There were also severe criticisms over allegations of alterations in the gazetted copy signed by the president, forcing huge public outcry.
Despite the outcry and criticisms, President Bola Tinubu ordered for the implementation, and the new law has just taken effect on January 1, 2026, as scheduled.
The banks have already started the implementation with notices to their customers on updates on Stamp Duty Charges, which from January 1, 2026, the ₦50 Electronic Money Transfer Levy (EMTL) will be referred to as Stamp Duty and the charge applies to electronic transfers of ₦10,000 and above, with the sender bearing the charge instead of the beneficiary.
The banks, which have also sent messages on new daily withdrawal limits to their customers, said the development is following the release of the new directive from the Federal Inland Revenue Service (FIRS) under the New Tax Act (NTA) 2025.
Of course, these have raised apprehension in society, as many fear undue deductions from their meagre earnings, suffocating charges for small businesses, further decline in purchasing power, and more becoming poor.
With the breaking of 2026 and a dawn in taxation in the country, many are slowing down on purchases, money transfers and visits to their banks, just to watch the new dawn unfold and to understand the direction it is taking them to.
Ahead of the anticipated implementation, in the last week of December, Aniete Effiong, a public servant, withdrew large sums of money from her major accounts, with the hope of not engaging in major financial transactions until January month end.
Some parents also paid their children’s tuition fees ahead, mostly private schools, not just against the pressure of January, but in apprehension of what the new tax law might
bring.
“I borrowed money to complete my four children’s school fees. The school said that we should wait till January, but I paid into their account in December. It is better to sort it out in January than to be under pressure to pay and to save myself from the deductions of the new tax law,” Sunny Elekwa, a father of four, said.
He noted that many parents did the same to save themselves from the heat of the new law, which he said has been controversial, hence it is difficult to believe the assurances of the government.
“Don’t be deceived, this government is taxing everybody, even wheelbarrow pushers, nobody is exempted,” he said.
While the masses are starting to feel the heat of the new tax law, some experts are still dissatisfied with the implementation.
Alice Oyomekun, a commercial lawyer, raised suspicion over the swiftness in which the new law is being implemented.
“Why be in a hurry to implement the new law, instead of addressing the grey areas and concerns raised by some lawmakers, tax and financial experts,” she said, noting that something is wrong.
According to her, the new law shouldn’t be in the first place because governments have not been judicious with taxpayers’ money in the past.

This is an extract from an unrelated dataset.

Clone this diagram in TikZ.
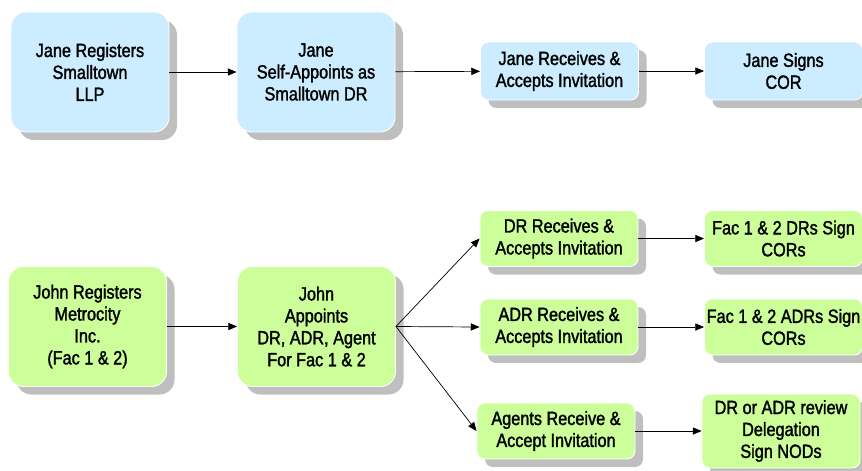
\documentclass[tikz,border=0pt]{standalone}
\usepackage{fontspec}
\setmainfont{Liberation Sans}
\newfontfamily\boxfont[FakeStretch=0.85, FakeBold=1.6]{Liberation Sans}
\usepackage{tikz}
\usetikzlibrary{shadows}
\usetikzlibrary{arrows.meta}
\usepackage{xcolor}
\definecolor{boxblue}{RGB}{204,236,255}
\definecolor{boxgreen}{RGB}{204,255,153}

\begin{document}
\begin{tikzpicture}[x=0.025cm, y=-0.025cm,
  step box/.style={draw=white, line width=0.6pt, align=center, inner sep=0pt,
    font=\boxfont\fontsize{13.6}{15.6}\selectfont,
    drop shadow={shadow xshift=0.2cm, shadow yshift=-0.2cm, fill=gray!50, opacity=1}},
  big box/.style={step box, rounded corners=0.375cm, minimum width=3.95cm, minimum height=3cm},
  small box/.style={step box, rounded corners=0.2cm, minimum width=3.95cm, minimum height=1.4cm},
  flow/.style={-{Triangle[length=2.2mm, width=1.8mm]}, black, line width=0.5pt}]

\useasboundingbox (0,0) rectangle (862,470);

% Jane
{
\node[big box, fill=boxblue] (janereg) at (90,72) {Jane Registers\\Smalltown\\LLP};
\node[big box, fill=boxblue] (janeself) at (316,72) {Jane\\Self-Appoints as\\Smalltown DR};
\node[small box, fill=boxblue, minimum height=1.45cm] (janeacc) at (559.5,71) {Jane Receives \&\\Accepts Invitation};
\node[small box, fill=boxblue, minimum height=1.45cm] (janesign) at (783.5,71) {Jane Signs\\COR};

\draw[flow] (janereg) -- (janeself);
\draw[flow] (janeself) -- (janeacc);
\draw[flow] (janeacc) -- (janesign);
}

% John
{
\node[big box, fill=boxgreen] (johnreg) at (87.5,326.5) {John Registers\\Metrocity\\Inc.\\(Fac 1 \& 2)};
\node[big box, fill=boxgreen] (johnapp) at (316.5,326.5) {John\\Appoints\\DR, ADR, Agent\\For Fac 1 \& 2};

\node[small box, fill=boxgreen] (drrec) at (559,238.5) {DR Receives \&\\Accepts Invitation};
\node[small box, fill=boxgreen] (drsign) at (783.5,238.5) {Fac 1 \& 2 DRs Sign\\CORs};

\node[small box, fill=boxgreen] (adrrec) at (559,327) {ADR Receives \&\\Accepts Invitation};
\node[small box, fill=boxgreen] (adrsign) at (783.5,327) {Fac 1 \& 2 ADRs Sign\\CORs};

\node[small box, fill=boxgreen] (agentrec) at (556,431) {Agents Receive \&\\Accept Invitation};
\node[small box, fill=boxgreen, minimum height=1.85cm] (review) at (781,431) {DR or ADR review\\Delegation\\Sign NODs};

\draw[flow] (johnreg) -- (johnapp);
\draw[flow] (johnapp.east) -- (drrec.west);
\draw[flow] (johnapp.east) -- (adrrec.west);
\draw[flow] (johnapp.east) -- (agentrec.west);

\draw[flow] (drrec) -- (drsign);
\draw[flow] (adrrec) -- (adrsign);
\draw[flow] (agentrec) -- (review);
}

\end{tikzpicture}
\end{document}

“Tell me which administration? They will end up in private pockets as usual. 2027 is here and our tax money will be used to buy votes as usual,” she said.
Toeing the same lane, Chijioke Umelahi, an Abuja-based lawyer, noted that the grave concern for him is the smuggling in of very dangerous provisions in the new law, which were expunged earlier by the National Assembly.

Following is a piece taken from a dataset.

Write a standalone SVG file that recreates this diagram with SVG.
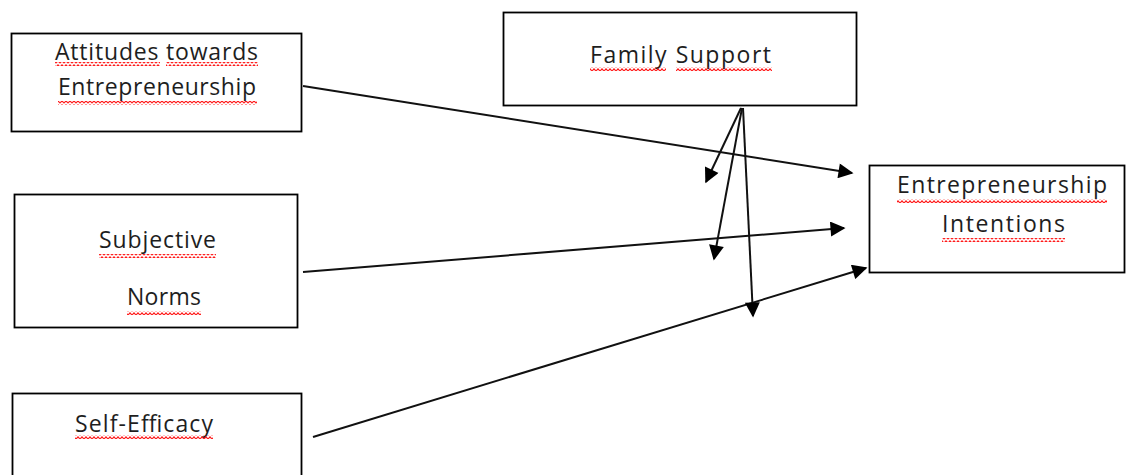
<svg xmlns="http://www.w3.org/2000/svg" width="1126" height="475" viewBox="0 0 1126 475">
  <style>
    .box { fill: #ffffff; stroke: #000000; stroke-width: 1.8; }
    .lbl { font-family: "Open Sans", "Liberation Sans", sans-serif; font-size: 23px; fill: #1e1e1e; }
    .conn { stroke: #111111; stroke-width: 2; fill: none; marker-end: url(#arrow); }
    .sq { fill: url(#squiggle); }
  </style>
  <defs>
    <marker id="arrow" viewBox="0 0 10 10" refX="9" refY="5" markerWidth="8.5" markerHeight="7.5" markerUnits="strokeWidth" orient="auto">
      <path d="M0,0 L10,5 L0,10 Z" fill="#000000"/>
    </marker>
    <pattern id="squiggle" width="4" height="4" patternUnits="userSpaceOnUse">
      <polyline points="0,3.2 2,0.8 4,3.2" fill="none" stroke="#ff1a1a" stroke-width="1.1"/>
    </pattern>
  </defs>
  <rect width="1126" height="475" fill="#ffffff"/>

  <g id="connectors">
    <line class="conn" x1="303" y1="86" x2="852" y2="173"/>
    <line class="conn" x1="303" y1="272" x2="844" y2="228"/>
    <line class="conn" x1="313" y1="437" x2="866" y2="268"/>
    <line class="conn" x1="741" y1="108" x2="706" y2="182"/>
    <line class="conn" x1="742" y1="108" x2="714" y2="259"/>
    <line class="conn" x1="743" y1="108" x2="753" y2="316"/>
  </g>

  <g id="attitudes">
    <rect class="box" x="11.5" y="33.5" width="290" height="98"/>
    <text class="lbl" x="55" y="60" textLength="203" lengthAdjust="spacing">Attitudes towards</text>
    <text class="lbl" x="58" y="95" textLength="198" lengthAdjust="spacing">Entrepreneurship</text>
    <rect class="sq" x="55" y="62" width="105" height="4"/>
    <rect class="sq" x="166" y="62" width="92" height="4"/>
    <rect class="sq" x="58" y="101" width="199" height="4"/>
  </g>

  <g id="family">
    <rect class="box" x="503.5" y="12.5" width="353" height="93"/>
    <text class="lbl" x="590" y="63" textLength="181" lengthAdjust="spacing">Family Support</text>
    <rect class="sq" x="590" y="67" width="76" height="4"/>
    <rect class="sq" x="676" y="67" width="96" height="4"/>
  </g>

  <g id="intentions">
    <rect class="box" x="869.5" y="165.5" width="255" height="107"/>
    <text class="lbl" x="897" y="193" textLength="210" lengthAdjust="spacing">Entrepreneurship</text>
    <text class="lbl" x="942" y="232" textLength="123" lengthAdjust="spacing">Intentions</text>
    <rect class="sq" x="897" y="199" width="210" height="4"/>
    <rect class="sq" x="942" y="238" width="123" height="4"/>
  </g>

  <g id="subjective">
    <rect class="box" x="14.5" y="194.5" width="283" height="133"/>
    <text class="lbl" x="99" y="248" textLength="117" lengthAdjust="spacing">Subjective</text>
    <text class="lbl" x="127" y="305" textLength="74" lengthAdjust="spacing">Norms</text>
    <rect class="sq" x="99" y="254" width="117" height="4"/>
    <rect class="sq" x="127" y="311" width="74" height="4"/>
  </g>

  <g id="selfefficacy">
    <rect class="box" x="12.5" y="393.5" width="289" height="90"/>
    <text class="lbl" x="75" y="432" textLength="138" lengthAdjust="spacing">Self-Efficacy</text>
    <rect class="sq" x="75" y="435" width="138" height="4"/>
  </g>
</svg>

“The praise-singers of the president claimed that he has listening ears, so why didn’t he listen to the public outcry to suspend the implementation and order the National Assembly to address the discrepancies between what they earlier passed and the gazetted laws he signed,” he said.
According to Umelahi, a former Abia lawmaker, there is danger ahead because Nigerians don’t really know what was smuggled in and signed into law, which could be the burden the masses are going to bear in addition to the hardship brought by the present administration that is not easing off.
With the commencement of the new law, many concerned citizens are decrying that the present administration is prioritising the expected financial gains from taxes over the welfare of Nigerians.
They insisted that the new tax law will take more from the little many earn, while declining further purchasing power that has been all time low since the inception of the present administration.
“If the President is looking for money, he should use the subsidy fund, and stop sharing it among the governors who are only appointing more assistants, buying vehicles and renovating government houses,” an anonymous observer said.
“Prosperity cannot come by taxing the poor,” another said.
Nigerians are still observing the situation as the days roll in, hoping that things will turn out better.
But in general, the implementation of the new tax law is not a good new year gift to Nigerians, many noted. (BusinessDay, but headline rejigged)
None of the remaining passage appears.